Thursday, May 10, 2007

beloved teacher

I recently communicated with my favorite teacher in the world, Mr. Hobson. I call him Mr. Hobson because he was my fifth grade teacher, and there is no way in the world I could ever dream of calling him by his first name. Mr. Hobson is a mythic figure in my household and family: the perfect teacher that both my sister and myself were lucky enough to have.

Mr. Hobson was very important to me for one reason: he made me feel like I was the most special and smartest kid in the classroom. I had just come off a really bad year in fourth grade, where my teacher, Mrs Foote-- yes that was her name and yes, that was the appropriate name-- constantly harped on me for not paying attention, not following directions, "living in my own world" (what does that mean anyway?), and spending an abnormal amount of time with my nose buried in a book. I had just started earning what would be years of low grades in the public schools, and while I knew I was not stupid, I was starting to get the idea that maybe I was not completely "normal" and I was going to have a difficult road ahead of me paved with Mrs. Foote types. Above is a recent picture of Mr. Hobson with students in Japan.

On top of this, I was a very shy kid. Now, in this wonderful life I live now, my dear friends have no way of imagining me as shy, but I was. Painfully so. I was very sensitive and lacked coping skills, other than to be hyper-aware of everything happening around me and totally self-conscious. Mr. Hobson thought I was great just the way I was. He also thought it was great I read so much, and he was amused by my obsession and incessant chatter about gymnastics, the only thing that could pull me away from my books. He told me recently his most vivid memory of me is sitting in the splits during recess, while reading a book. He let me read as much as I wanted throughout the day, skip ahead on material that bored me, and express myself during class, which usually came in the form of hysterical giggles. My shyness, which I didn't really start getting over until my late teens, started cracking during Mr. Hobson's class, and it began with these giggles that I could not contain, usually in the middle of his lessons.

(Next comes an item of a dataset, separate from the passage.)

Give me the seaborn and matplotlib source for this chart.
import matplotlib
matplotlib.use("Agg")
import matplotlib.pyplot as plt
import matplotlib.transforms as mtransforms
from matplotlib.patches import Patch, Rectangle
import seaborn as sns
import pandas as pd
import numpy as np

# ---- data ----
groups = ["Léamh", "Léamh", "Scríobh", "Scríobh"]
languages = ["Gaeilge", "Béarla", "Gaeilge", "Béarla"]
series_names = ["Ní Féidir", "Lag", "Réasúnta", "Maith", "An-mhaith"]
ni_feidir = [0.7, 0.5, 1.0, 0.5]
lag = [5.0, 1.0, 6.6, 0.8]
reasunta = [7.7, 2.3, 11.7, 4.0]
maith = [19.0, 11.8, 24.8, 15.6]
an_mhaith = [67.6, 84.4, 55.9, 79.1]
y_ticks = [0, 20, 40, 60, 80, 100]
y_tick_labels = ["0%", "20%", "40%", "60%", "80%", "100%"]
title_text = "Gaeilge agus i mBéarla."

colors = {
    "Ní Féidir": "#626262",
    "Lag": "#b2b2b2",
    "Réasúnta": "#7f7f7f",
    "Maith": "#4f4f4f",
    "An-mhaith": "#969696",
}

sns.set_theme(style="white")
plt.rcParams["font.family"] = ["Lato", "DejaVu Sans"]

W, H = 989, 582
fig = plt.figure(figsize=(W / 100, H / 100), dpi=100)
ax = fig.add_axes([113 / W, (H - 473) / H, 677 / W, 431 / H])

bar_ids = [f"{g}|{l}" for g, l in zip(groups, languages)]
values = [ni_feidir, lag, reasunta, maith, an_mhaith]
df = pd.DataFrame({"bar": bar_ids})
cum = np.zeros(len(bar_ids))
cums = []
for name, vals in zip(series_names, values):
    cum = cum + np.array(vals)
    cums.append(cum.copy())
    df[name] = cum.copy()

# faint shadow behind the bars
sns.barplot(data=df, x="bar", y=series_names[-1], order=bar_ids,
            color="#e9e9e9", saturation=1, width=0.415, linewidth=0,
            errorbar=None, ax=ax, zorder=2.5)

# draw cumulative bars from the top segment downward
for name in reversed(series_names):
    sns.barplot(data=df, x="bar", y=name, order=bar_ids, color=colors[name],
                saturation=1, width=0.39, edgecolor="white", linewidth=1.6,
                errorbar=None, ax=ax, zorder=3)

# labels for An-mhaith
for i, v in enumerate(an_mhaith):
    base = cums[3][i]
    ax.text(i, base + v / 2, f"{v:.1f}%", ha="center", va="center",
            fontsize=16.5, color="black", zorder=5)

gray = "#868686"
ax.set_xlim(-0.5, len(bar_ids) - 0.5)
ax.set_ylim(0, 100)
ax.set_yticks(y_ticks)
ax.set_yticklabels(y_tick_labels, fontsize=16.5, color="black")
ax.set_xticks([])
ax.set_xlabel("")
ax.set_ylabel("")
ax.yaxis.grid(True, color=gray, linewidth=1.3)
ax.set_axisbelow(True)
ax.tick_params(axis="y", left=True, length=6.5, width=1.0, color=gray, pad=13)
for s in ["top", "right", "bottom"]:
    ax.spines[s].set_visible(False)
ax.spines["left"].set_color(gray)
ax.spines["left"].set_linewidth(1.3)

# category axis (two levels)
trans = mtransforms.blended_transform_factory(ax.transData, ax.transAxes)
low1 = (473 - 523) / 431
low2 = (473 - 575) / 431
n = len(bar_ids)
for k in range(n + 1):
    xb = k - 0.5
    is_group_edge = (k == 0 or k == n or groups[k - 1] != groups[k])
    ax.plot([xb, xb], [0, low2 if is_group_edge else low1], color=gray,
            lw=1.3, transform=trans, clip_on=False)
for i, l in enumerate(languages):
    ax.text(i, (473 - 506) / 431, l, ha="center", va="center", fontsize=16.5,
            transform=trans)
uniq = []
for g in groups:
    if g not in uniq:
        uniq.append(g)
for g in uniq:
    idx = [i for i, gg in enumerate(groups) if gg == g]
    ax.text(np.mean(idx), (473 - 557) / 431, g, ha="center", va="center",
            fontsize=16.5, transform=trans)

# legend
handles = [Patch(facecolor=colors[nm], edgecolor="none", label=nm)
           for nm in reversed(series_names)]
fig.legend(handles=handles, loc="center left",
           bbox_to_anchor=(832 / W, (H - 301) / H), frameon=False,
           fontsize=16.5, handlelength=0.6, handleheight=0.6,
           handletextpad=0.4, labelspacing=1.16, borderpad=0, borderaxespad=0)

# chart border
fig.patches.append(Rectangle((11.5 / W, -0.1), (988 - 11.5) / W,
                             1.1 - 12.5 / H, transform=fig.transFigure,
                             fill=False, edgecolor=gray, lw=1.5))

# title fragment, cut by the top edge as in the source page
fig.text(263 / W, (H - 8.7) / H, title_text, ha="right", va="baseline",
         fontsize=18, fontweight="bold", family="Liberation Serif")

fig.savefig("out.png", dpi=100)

Mr. Hobson once busted me cheating during a spelling test. I never bothered with any kind of studying, ever. Anything else I didn't give a damn about, but in spelling I wanted the perfect "100". I was a champion speller-- that reading thing-- and words were the only thing I never had a problem with. In the written form, that is. To me, cheating in school wasn't a big deal. I viewed school as jail time, and who cared how one got through it? The important thing was to graduate high school so you could get released and have a life. Mr. Hobson was utterly flummoxed that a child as smart, as bright as myself could ever cheat. He wasn't angry with me. If he yelled at me I would have cried and said I was sorry and then gone on to do the exact same thing during the next test. But his questioning me, not with anger, but with curiosity, was a challenging experience for me. Mr. Hobson said, "What kind of grade you get doesn't matter, it's what you are learning that matters. All you are doing is cheating yourself." That, of course, is the philosophy of a brilliant teacher. Suddenly, the cliched expression came to life for me and I understood what he was saying, actually felt ashamed for cheating and not just ashamed for getting caught. I also understood the "100" didn't really mean much when school held no significance to me.

Fifth grade was the first time in my life when I enjoyed school, looked forward to Mondays so I could see my beloved Mr. Hobson, and started figuring out what was important to me. While school rarely trumped gymnastics, I started placing value on what was in my mind and realizing not everyone could appreciate me or my outlook, but I was worthy in the larger world outside of my home.

When I was ten years old all I wanted in life was to be on the 1984 Olympic gymnastics team, but Mr. Hobson thought I was going to be a writer. I cracked my knee before I could manage the Olympics, and I'm obviously working on the writing, but I still adore Mr. Hobson. I do not think it is a coincidence that all my closest friends today are artists, teachers, or both. And I have a couple of lawyers in there too, gotta have someone watching my back!